今日のチェックポイントと言う程の大げさではないけれど、昼食にお弁当を購入しようと考えていた「道の駅 両神温泉薬師の湯」に着いた。日帰りだとお弁当を持参している事が多いけれど、今日はおにぎりを2個しか持参していない。ついでに新鮮野菜も買おうかな。時刻は11時30分を過ぎており、出発から2時間以上経っているが、まずまずのペースで歩き進めているようだ。
道の駅の販売コーナーには地元の新鮮野菜が沢山並べられている。お値段もお得価格で欲しい物はたくさんあるが、自動車だったらなぁと残念する。リュックに入る量のナスと甘長唐辛子、お弁当には小さ目サイズのみそカツ弁当があったのでそれらを買った。
エアコンが効いた室内には買ったものを食べられる場所があり、店員さんに「良かったらどうぞ」と声をかけてもらえてとても有難い。涼しい場所で体を冷やしながら休憩するのも大切だけれど、今日の予定では先はまだまだ長い。持っている水分量を確認して先に進もうか。。
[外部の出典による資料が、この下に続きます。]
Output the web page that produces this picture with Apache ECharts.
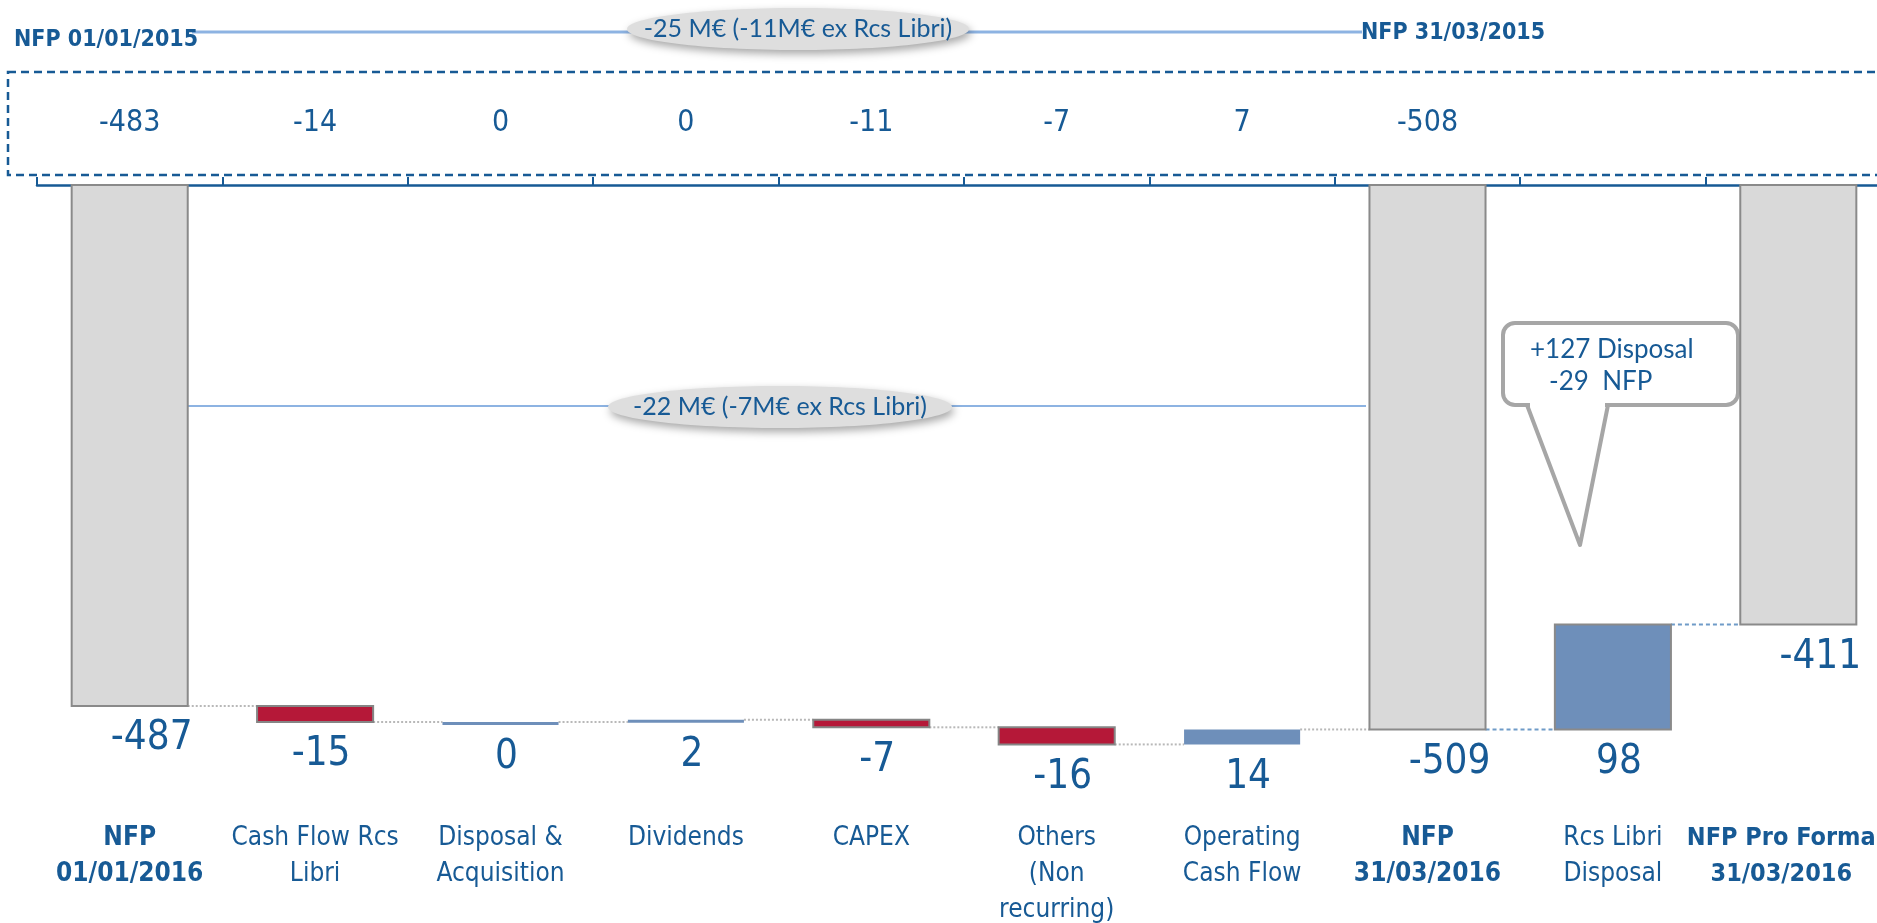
<!DOCTYPE html>
<html>
<head>
<meta charset="utf-8">
<style>
  html, body { margin: 0; padding: 0; background: #fff; }
  #main { width: 1877px; height: 923px; }
</style>
<script src="https://cdn.jsdelivr.net/npm/echarts@6/dist/echarts.min.js"></script>
</head>
<body>
<div id="main"></div>
<script>
// data
const categories = [
  'NFP\n01/01/2016', 'Cash Flow Rcs\nLibri', 'Disposal &\nAcquisition', 'Dividends', 'CAPEX',
  'Others\n(Non\nrecurring)', 'Operating\nCash Flow', 'NFP\n31/03/2016', 'Rcs Libri\nDisposal',
  'NFP Pro Forma\n31/03/2016'
];
const values = [-487, -15, 0, 2, -7, -16, 14, -509, 98, -411];
const isTotal = [true, false, false, false, false, false, false, true, false, true];
const prevValues = ['-483', '-14', '0', '0', '-11', '-7', '7', '-508', '', ''];

const BLUE_TEXT = '#175a95';
const NARROW = "'Liberation Sans Narrow', 'DejaVu Sans Condensed', sans-serif";
const HUMAN = "Lato, 'Open Sans', sans-serif";

// waterfall: [index, start, end]
const bars = [];
const links = [];
let running = 0;
values.forEach((v, i) => {
  if (isTotal[i]) {
    bars.push([i, 0, v]);
    running = v;
  } else {
    bars.push([i, running, running + v]);
    running += v;
  }
  if (i < values.length - 1) links.push([i, running]);
});

function barStyle(i) {
  if (isTotal[i]) return { fill: '#d9d9d9', stroke: '#8a8a8a', lineWidth: 2 };
  if (values[i] < 0) return { fill: '#b51838', stroke: '#858585', lineWidth: 2 };
  if (i === 8) return { fill: '#6e8fba', stroke: '#8a8a8a', lineWidth: 2 };
  return { fill: '#6e8fba', stroke: null, lineWidth: 0 };
}

function renderBar(params, api) {
  const i = api.value(0);
  const a = api.coord([i, api.value(1)]);
  const b = api.coord([i, api.value(2)]);
  const bw = api.size([1, 0])[0] * 0.626;
  const top = Math.min(a[1], b[1]);
  const h = Math.max(Math.abs(a[1] - b[1]), 3);
  return {
    type: 'group',
    children: [
      {
        type: 'rect',
        shape: { x: a[0] - bw / 2, y: top, width: bw, height: h },
        style: barStyle(i)
      },
      {
        type: 'text',
        x: a[0] + (isTotal[i] ? 22 : 6),
        y: top + h + 33,
        style: {
          text: String(values[i]),
          fill: BLUE_TEXT,
          font: '40px ' + NARROW,
          align: 'center',
          verticalAlign: 'middle'
        }
      }
    ]
  };
}

function renderLink(params, api) {
  const i = api.value(0);
  const a = api.coord([i, api.value(1)]);
  const b = api.coord([i + 1, api.value(1)]);
  const bw = api.size([1, 0])[0] * 0.626;
  const blue = i >= 7;
  return {
    type: 'line',
    shape: { x1: a[0] + bw / 2, y1: a[1], x2: b[0] - bw / 2, y2: b[1] },
    style: {
      stroke: blue ? '#6f9bc8' : '#b8b8b8',
      lineWidth: 2,
      lineDash: blue ? [4, 3] : [2, 2]
    }
  };
}

const myChart = echarts.init(document.getElementById('main'));

const option = {
  backgroundColor: '#fff',
  animation: false,
  grid: { left: 37, top: 185, width: 1854, height: 599, outerBoundsMode: 'none', containLabel: false },
  xAxis: [
    {
      type: 'category',
      position: 'top',
      data: categories,
      axisLine: { lineStyle: { color: BLUE_TEXT, width: 2.5 } },
      axisTick: { show: true, alignWithLabel: false, length: 8, lineStyle: { color: BLUE_TEXT, width: 2 } },
      axisLabel: {
        interval: 0,
        margin: 47,
        color: BLUE_TEXT,
        fontSize: 30,
        fontFamily: NARROW,
        formatter: (v, i) => prevValues[i]
      }
    },
    {
      type: 'category',
      position: 'bottom',
      data: categories,
      axisLine: { show: false },
      axisTick: { show: false },
      axisLabel: {
        interval: 0,
        margin: 36,
        color: BLUE_TEXT,
        fontSize: 26,
        lineHeight: 36,
        fontFamily: NARROW,
        formatter: (v, i) => {
          if (i === categories.length - 1) return '{e|' + v + '}';
          return isTotal[i] ? '{b|' + v + '}' : v;
        },
        rich: {
          b: { fontWeight: 'bold', fontSize: 26, lineHeight: 36, color: BLUE_TEXT, fontFamily: NARROW },
          e: { fontWeight: 'bold', fontSize: 25, lineHeight: 36, color: BLUE_TEXT, fontFamily: NARROW, padding: [0, 34, 0, 0] }
        }
      }
    }
  ],
  yAxis: {
    type: 'value',
    min: -560,
    max: 0,
    show: false
  },
  series: [
    {
      type: 'custom',
      xAxisIndex: 0,
      renderItem: renderLink,
      data: links,
      z: 1
    },
    {
      type: 'custom',
      xAxisIndex: 0,
      renderItem: renderBar,
      data: bars,
      z: 2
    }
  ],
  graphic: [
    // dashed frame around 2015 values
    {
      type: 'rect', z: 0,
      shape: { x: 8, y: 72, width: 1900, height: 103 },
      style: { fill: null, stroke: BLUE_TEXT, lineWidth: 2.5, lineDash: [8, 5] }
    },
    // top bracket
    {
      type: 'line',
      shape: { x1: 192, y1: 32, x2: 1362, y2: 32 },
      style: { stroke: '#8db3e2', lineWidth: 3 }
    },
    {
      type: 'ellipse',
      shape: { cx: 798, cy: 29, rx: 171, ry: 21 },
      style: { fill: '#dedede', shadowBlur: 8, shadowOffsetX: 2, shadowOffsetY: 4, shadowColor: 'rgba(0,0,0,0.35)' }
    },
    {
      type: 'text', x: 798, y: 29,
      style: { text: '-25 M€ (-11M€ ex Rcs Libri)', fill: BLUE_TEXT, font: '25px ' + HUMAN, align: 'center', verticalAlign: 'middle' }
    },
    {
      type: 'text', x: 14, y: 40,
      style: { text: 'NFP 01/01/2015', fill: BLUE_TEXT, font: 'bold 23px ' + NARROW, align: 'left', verticalAlign: 'middle' }
    },
    {
      type: 'text', x: 1361, y: 33,
      style: { text: 'NFP 31/03/2015', fill: BLUE_TEXT, font: 'bold 23px ' + NARROW, align: 'left', verticalAlign: 'middle' }
    },
    // middle bracket
    {
      type: 'line',
      shape: { x1: 188, y1: 406, x2: 1366, y2: 406 },
      style: { stroke: '#8db3e2', lineWidth: 2 }
    },
    {
      type: 'ellipse',
      shape: { cx: 780, cy: 407, rx: 172, ry: 21 },
      style: { fill: '#dedede', shadowBlur: 8, shadowOffsetX: 2, shadowOffsetY: 4, shadowColor: 'rgba(0,0,0,0.35)' }
    },
    {
      type: 'text', x: 780, y: 407,
      style: { text: '-22 M€ (-7M€ ex Rcs Libri)', fill: BLUE_TEXT, font: '25px ' + HUMAN, align: 'center', verticalAlign: 'middle' }
    },
    // callout
    {
      type: 'rect',
      shape: { x: 1503, y: 323, width: 235, height: 82, r: 12 },
      style: { fill: '#fff', stroke: '#a6a6a6', lineWidth: 4 }
    },
    {
      type: 'line',
      shape: { x1: 1530, y1: 405, x2: 1605, y2: 405 },
      style: { stroke: '#fff', lineWidth: 6 }
    },
    {
      type: 'polyline',
      shape: { points: [[1527, 405], [1580, 545], [1608, 405]] },
      style: { stroke: '#a6a6a6', lineWidth: 4, fill: null, lineJoin: 'round' }
    },
    {
      type: 'text', x: 1530, y: 350,
      style: { text: '+127 Disposal', fill: BLUE_TEXT, font: '26px ' + HUMAN, align: 'left', verticalAlign: 'middle' }
    },
    {
      type: 'text', x: 1549, y: 382,
      style: { text: '-29  NFP', fill: BLUE_TEXT, font: '26px ' + HUMAN, align: 'left', verticalAlign: 'middle' }
    }
  ]
};

myChart.setOption(option);
</script>
</body>
</html>
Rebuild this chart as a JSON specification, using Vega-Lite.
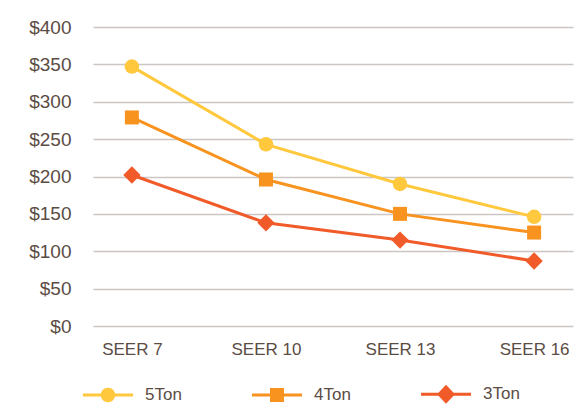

小鹿野町役場近くを通るころにお昼を知らせる放送が流れた。何だか、それを聞くとお腹が空いたと感じる私はパブロフの犬のようだと思う。ま、良いか。リュックの中から自宅から持って来ていたおにぎりを取り出す。今日のおにぎりは大好きな昆布に梅干しも入れた自分スペシャル。買ったお弁当は、次の札所につくまでのお楽しみにした。